Malaysia, Australia, and New Zealand will experience strong gains from an easing of curbs - Oxford Economics
Most APAC economies are shifting towards living with COVID, but the easing of restrictions can be expected to vary across the region. Malaysia, Australia, and New Zealand are best placed to reopen given their progress on vaccination, falling or low case numbers, and relatively large tourism sectors.
According to research by Oxford Economics, all three would also experience strong gains from an easing of curbs, given recent lockdowns.
The economic imperative for Thailand and the Philippines to ease limitations is high, given their dependency on tourism and the mounting economic cost of restraints. This is driving policymakers to reopen borders, but domestic restrictions are likely to be eased gradually given low vaccination rates.
Despite its high vaccination rates and low case numbers, the strength and size of China’s domestic economy means there is less pressure to reopen. Indeed, China is expected to stick to its zero-COVID policy until H2 2022 at least.
In the case of India, while it ranks low in terms of the pace of future reopening, the ranking partly reflects that the country is well ahead of the region, as there are already now very few constraints in place.
For several economies, low political and public tolerance towards COVID will mean it takes longer to return to normal. Singapore and New Zealand both score highly in this regard, but in Singapore the latest retightening and extension of domestic mobility restrictions suggests that the transition to living with COVID will be slow. That said, the authorities have significantly relaxed border controls.
New Zealand may have abandoned its elimination strategy, but it also has set a high vaccination target of 90% of the eligible population (>12 years) before restrictions are eased.
The reopening of borders will help boost services activity next year.

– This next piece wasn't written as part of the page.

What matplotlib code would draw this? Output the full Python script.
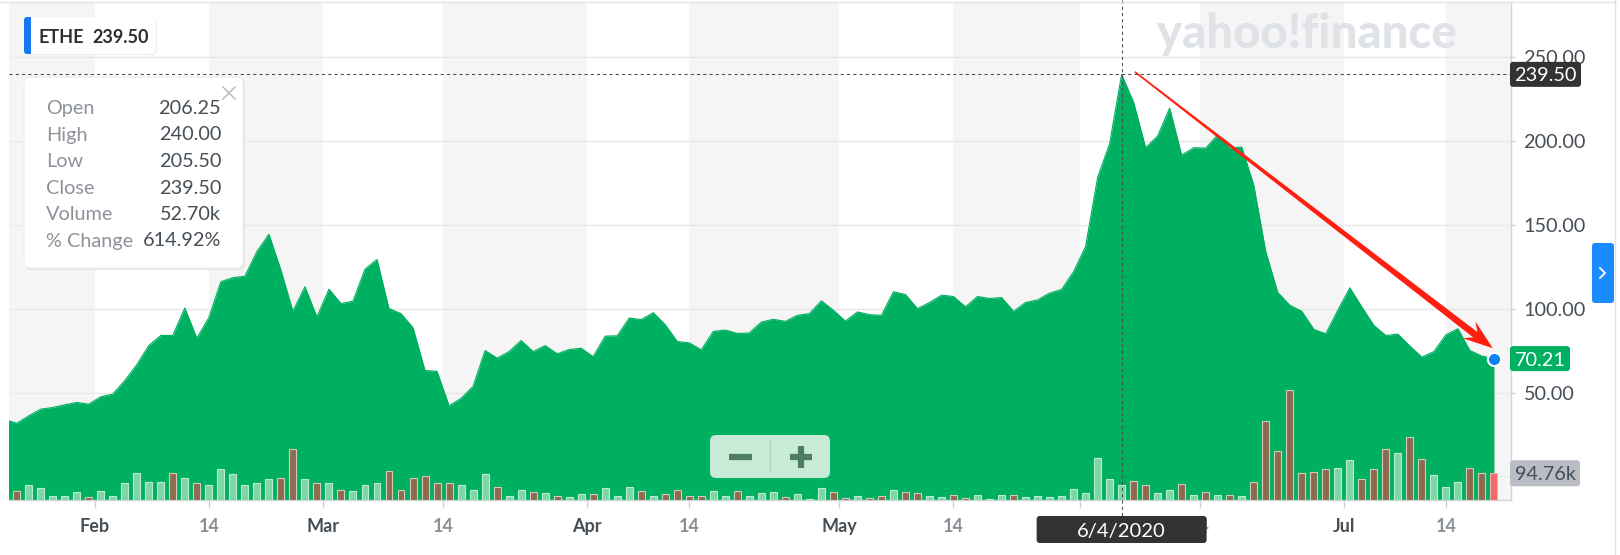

However, while a rebound in tourism is expected, international visitors may not return to prepandemic levels until 2025.
In part, this reflects consumer hesitancy in the short term, as well as significantly lower Chinese tourism numbers compared to 2019, as China’s quarantine requirements for returning travellers will likely continue to deter international travel.
As a result, heavily tourism-dependent Thailand is expected to experience significant economic scarring from the pandemic.